# Really Vivid Dreams



## jenny v

This may sound totally weird, but does anyone else notice that they have extremely vivid dreams when their thyroid is acting up?

I usually dream a lot as it is but whenever my thyroid is out of whack my dreams get very intense and they seem to have a common theme--I'm always looking for something or I've lost something really important that I need right away. It's so odd!


----------



## Andros

jenny v said:


> This may sound totally weird, but does anyone else notice that they have extremely vivid dreams when their thyroid is acting up?
> 
> I usually dream a lot as it is but whenever my thyroid is out of whack my dreams get very intense and they seem to have a common theme--I'm always looking for something or I've lost something really important that I need right away. It's so odd!

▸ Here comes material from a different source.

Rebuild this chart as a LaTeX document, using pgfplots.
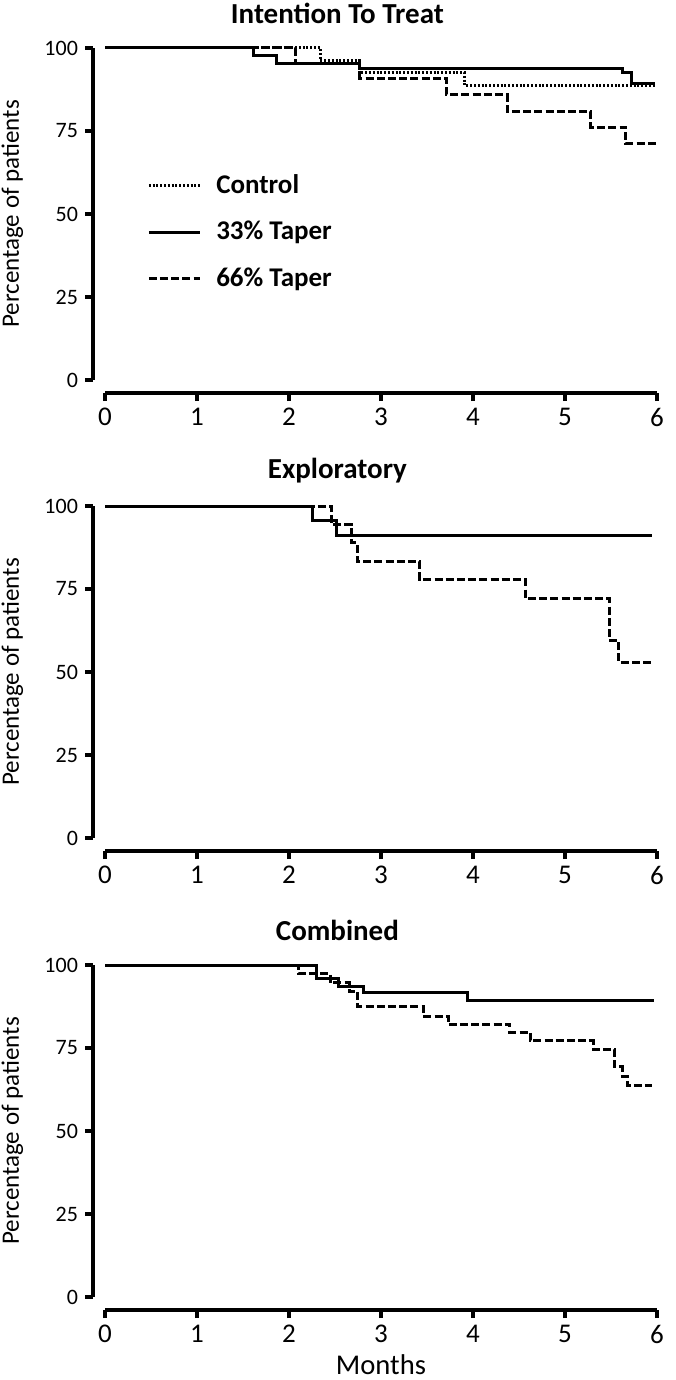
\documentclass[border=0pt]{standalone}
\usepackage{fontspec}
\setmainfont{Carlito}
\usepackage{pgfplots}
\pgfplotsset{compat=1.18}

\pgfplotstableread{
x y
0 100
2.34 96.2
2.77 92.5
3.91 88.7
5.98 88.7
}\itctrl
\pgfplotstableread{
x y
0 100
1.61 97.6
1.86 95.4
2.77 93.9
5.63 92.5
5.72 89.3
5.98 89.3
}\itthree
\pgfplotstableread{
x y
0 100
2.07 95.4
2.77 90.8
3.71 85.9
4.37 80.9
5.28 76.2
5.66 71.2
6.00 71.2
}\itsix
\pgfplotstableread{
x y
0 100
2.26 95.5
2.52 91.0
5.95 91.0
}\exthree
\pgfplotstableread{
x y
0 100
2.46 94.4
2.68 88.9
2.74 83.3
3.42 77.8
4.57 72.2
5.48 59.6
5.58 53.0
5.94 53.0
}\exsix
\pgfplotstableread{
x y
0 100
2.30 96.0
2.54 93.6
2.81 91.8
3.94 89.4
5.97 89.4
}\cothree
\pgfplotstableread{
x y
0 100
2.10 97.3
2.45 94.6
2.66 92.0
2.75 87.4
3.46 84.6
3.73 82.1
4.40 79.8
4.62 77.2
5.31 74.6
5.54 69.3
5.62 66.3
5.68 63.6
5.95 63.6
}\cosix

\pgfplotsset{
  kmaxis/.style={
    scale only axis, width=276pt, height=166pt,
    xmin=0, xmax=6, ymin=0, ymax=100,
    axis x line*=bottom, axis y line*=left,
    axis x line shift=6.5pt, axis y line shift=6pt,
    xtick={0,1,2,3,4,5,6}, ytick={0,25,50,75,100},
    tick align=outside, major tick length=4pt,
    every tick/.style={black, line width=1.6pt},
    axis line style={line width=1.6pt},
    /pgf/number format/assume math mode=true,
    xticklabel style={font=\fontsize{13.5}{16}\selectfont},
    yticklabel style={font=\fontsize{11}{13}\selectfont},
    ylabel={Percentage of patients},
    ylabel style={font=\fontsize{12.5}{15}\selectfont, at={(axis description cs:-0.168,0.5)}, anchor=center, rotate=0},
    title style={font=\bfseries\fontsize{14.5}{17}\selectfont, at={(axis description cs:0.421,1.069)}, anchor=center},
    clip=false,
    const plot mark left,
  },
  dotstyle/.style={black, line width=1.5pt, dash pattern=on 1pt off 0.9pt},
  solstyle/.style={black, line width=1.5pt},
  dashstyle/.style={black, line width=1.5pt, dash pattern=on 4pt off 1.6pt},
}

\begin{document}
\begin{tikzpicture}
\path[use as bounding box] (0,0) rectangle (337.5pt,-690pt);

\begin{axis}[kmaxis, at={(52.5pt,-24pt)}, anchor=north west,
  title={Intention To Treat},
  legend style={draw=none, fill=none, at={(axis description cs:0.065,0.645)}, anchor=north west,
    font=\bfseries\fontsize{13.5}{16}\selectfont, row sep=8.5pt, legend cell align=left},
  legend image code/.code={\draw[#1] (0pt,0pt) -- (25.5pt,0pt); \path (31pt,0pt);},
]
\addplot[dotstyle] table {\itctrl};
\addlegendentry{Control}
\addplot[solstyle] table {\itthree};
\addlegendentry{33\% Taper}
\addplot[dashstyle] table {\itsix};
\addlegendentry{66\% Taper}
\end{axis}

\begin{axis}[kmaxis, at={(52.5pt,-253pt)}, anchor=north west,
  title={Exploratory}]
\addplot[solstyle] table {\exthree};
\addplot[dashstyle] table {\exsix};
\end{axis}

\begin{axis}[kmaxis, at={(52.5pt,-482.5pt)}, anchor=north west,
  title={Combined},
  xlabel={Months},
  xlabel style={font=\fontsize{14.3}{17}\selectfont, at={(axis description cs:0.5,-0.205)}, anchor=center}]
\addplot[solstyle] table {\cothree};
\addplot[dashstyle] table {\cosix};
\end{axis}
\end{tikzpicture}
\end{document}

I know the feeling. Yes; a whacked out thyroid does affect REM thus your dream states.


----------



## Khaarina

yes, definitely. I have all kinds of sleep problems due to my thyroid. Mostly insomnia, but I do have vivid dreams as well.


----------



## Faithfully

Yes I have nightmares as well.


----------



## CA-Lynn

Awwww, let's not blame it all on the poor thyroid.


----------



## stellablue

Maybe. I had really vivid dreams (so real that they often scared me) during my first postpartum hyperthyroid episode. They went away, and about the time that my thyroid started acting up again, they came back. I never really thought of them as connected to my thyroid, but they could be.


----------



## jenny v

It's weird how everything can be connected, isn't it?

I normally have pretty vivid dreams when my thyroid isn't acting up, but when it is, look out! My dreams almost seem real and seem to have a running theme of me desperately searching for something (and are sometimes interwoven with something I've read or watched right before bed--I had a real interesting one this week involving JR and John Ross Ewing from "Dallas"!). It's just so weird!


----------



## hillaryedrn

I hadn't noticed a particular connection, but I honestly haven't had much of a problem since having my TT. It's entirely possible, tho!


----------



## CA-Lynn

Here's a little stat worth remembering:

85% of all overweight people have had vivid dreams or nightmares. Turns out it may have to do with sleep apnea. So maybe it's not thyroid at all.


----------



## LMHSH

CA-Lynn said:


> Here's a little stat worth remembering: 85% of all overweight people have had vivid dreams or nightmares. Turns out it may have to do with sleep apnea. So maybe it's not thyroid at all.


 Although not overweight and 3 sleep studies later, no sleep apnea that rises to the diagnostic level for apnea. If my sleep dream thing could be explained by thyroid rather than other worse options, I'd take the explanation.


----------